We thought our 3-year-old had a virus — it’s Stage 4 cancer
Scott and Natalie Bolton noticed their 3-year-old daughter, Ava, was exhibiting odd symptoms over the holidays, describing her as “lethargic, pale and vomiting.”
They thought she simply had a virus, but soon she developed leg pain and bruises around her eyes.
The Scottish couple say they rushed their little one to the pediatrician, who immediately advised the worried parents to take their daughter to a local hospital.
Clinicians reportedly believed the illness to be nothing more than an unresolved virus due to low white blood cell count, but a closer look at a bone marrow sample and a subsequent CT scan revealed Stage 4 high risk neuroblastoma.
“To find out our little girl had cancer was just devastating. Our whole world collapsed,” Scott, 34, told local news outlet the Daily Record.
“Initially you are thinking it is okay, it is just a virus. It will go away itself,” he continued. “To then be told she has cancer is nothing we could have ever imagined.”
To them, the diagnosis was “rock bottom,” he added.
Neuroblastoma, the culprit behind a primary tumor on Ava’s back and secondary tumors on her shin, hip, pelvis and shoulder, is caused by an overgrowth of immature nerve tissue due to genetic mutation.
For children in a high-risk group, the 5-year survival rate is about 50%.
The toddler endured grueling chemotherapy treatments at the Royal Hospital for Children in Glasgow, suffering side effects and undergoing a myriad of tests and scans that involved poking and prodding.
“She has amazed us all with her resilience, keeping her cheeky smile and making us so proud of how she is coping thoughout it all,” the family wrote on a GoFundMe page, which has raised about $172,000 as of Saturday.
Their goal is over $320,000.
Ava has completed six rounds of chemotherapy as of last week, according to the fundraising post, and the next phase of her 18-month treatment is a higher dose of chemo and a stem cell transplant.

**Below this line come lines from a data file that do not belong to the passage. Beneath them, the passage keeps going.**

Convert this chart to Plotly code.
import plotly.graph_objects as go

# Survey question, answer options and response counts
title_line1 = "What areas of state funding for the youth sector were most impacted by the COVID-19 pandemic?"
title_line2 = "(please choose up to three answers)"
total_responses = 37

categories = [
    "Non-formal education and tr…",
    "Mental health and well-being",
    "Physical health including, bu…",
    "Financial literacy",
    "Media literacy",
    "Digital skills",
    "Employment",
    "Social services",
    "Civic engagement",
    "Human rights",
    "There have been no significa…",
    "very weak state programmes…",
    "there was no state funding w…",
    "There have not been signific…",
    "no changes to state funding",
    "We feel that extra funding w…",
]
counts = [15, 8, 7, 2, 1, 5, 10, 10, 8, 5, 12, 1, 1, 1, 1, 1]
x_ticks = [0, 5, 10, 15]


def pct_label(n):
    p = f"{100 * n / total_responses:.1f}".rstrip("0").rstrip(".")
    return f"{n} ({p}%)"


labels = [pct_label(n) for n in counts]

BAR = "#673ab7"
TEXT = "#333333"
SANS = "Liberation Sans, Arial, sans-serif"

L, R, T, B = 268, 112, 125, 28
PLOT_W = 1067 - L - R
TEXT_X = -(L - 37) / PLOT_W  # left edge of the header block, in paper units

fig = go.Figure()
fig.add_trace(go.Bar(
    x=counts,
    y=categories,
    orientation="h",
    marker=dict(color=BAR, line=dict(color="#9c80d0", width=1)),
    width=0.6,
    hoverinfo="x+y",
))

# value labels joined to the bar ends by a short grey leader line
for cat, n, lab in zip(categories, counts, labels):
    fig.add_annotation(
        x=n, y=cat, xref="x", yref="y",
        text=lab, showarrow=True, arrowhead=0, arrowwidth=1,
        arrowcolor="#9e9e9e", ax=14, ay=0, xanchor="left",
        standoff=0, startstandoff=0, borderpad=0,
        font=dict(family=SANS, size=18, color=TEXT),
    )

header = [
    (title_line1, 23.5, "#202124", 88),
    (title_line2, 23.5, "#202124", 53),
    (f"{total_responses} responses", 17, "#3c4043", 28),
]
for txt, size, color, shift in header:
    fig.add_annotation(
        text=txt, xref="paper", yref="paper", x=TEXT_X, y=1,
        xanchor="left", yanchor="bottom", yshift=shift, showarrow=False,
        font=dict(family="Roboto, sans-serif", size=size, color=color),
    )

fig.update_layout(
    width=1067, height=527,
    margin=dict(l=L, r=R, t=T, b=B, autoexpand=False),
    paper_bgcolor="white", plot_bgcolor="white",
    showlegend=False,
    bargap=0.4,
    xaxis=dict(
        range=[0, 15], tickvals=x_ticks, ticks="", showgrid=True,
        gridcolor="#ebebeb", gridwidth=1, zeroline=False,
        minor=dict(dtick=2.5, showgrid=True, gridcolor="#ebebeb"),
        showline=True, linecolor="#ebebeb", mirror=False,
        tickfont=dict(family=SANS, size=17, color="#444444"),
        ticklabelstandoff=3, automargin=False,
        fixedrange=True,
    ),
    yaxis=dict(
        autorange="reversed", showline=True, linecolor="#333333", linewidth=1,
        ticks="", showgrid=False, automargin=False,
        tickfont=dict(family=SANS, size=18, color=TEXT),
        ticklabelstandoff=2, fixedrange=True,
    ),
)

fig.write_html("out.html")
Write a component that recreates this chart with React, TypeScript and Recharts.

“This phase will be extremely difficult for Ava and also us a family as its going to make her very unwell and leave her with no immune system meaning any infections or virus’s can become life threatening to her,” her family wrote online, adding that Ava will be kept in an isolation room for as long as six weeks.
Despite improving scans, Scott and Natalie, 34, fear their daughter could relapse — and the cancer could return.
The money is being raised to send Ava to Memorial Sloan Kettering Cancer Center in NYC, where a vaccine is being trialed to stop neuroblastoma from returning in cancer patients.
“Without this treatment, Ava is more likely to relapse reducing her chances of survival — this is something we are not willing to take a chance on,” Natalie told Jam Press.
The couple also have a 5-year-old son, Lucas. The family planned to host a fundraiser Saturday night.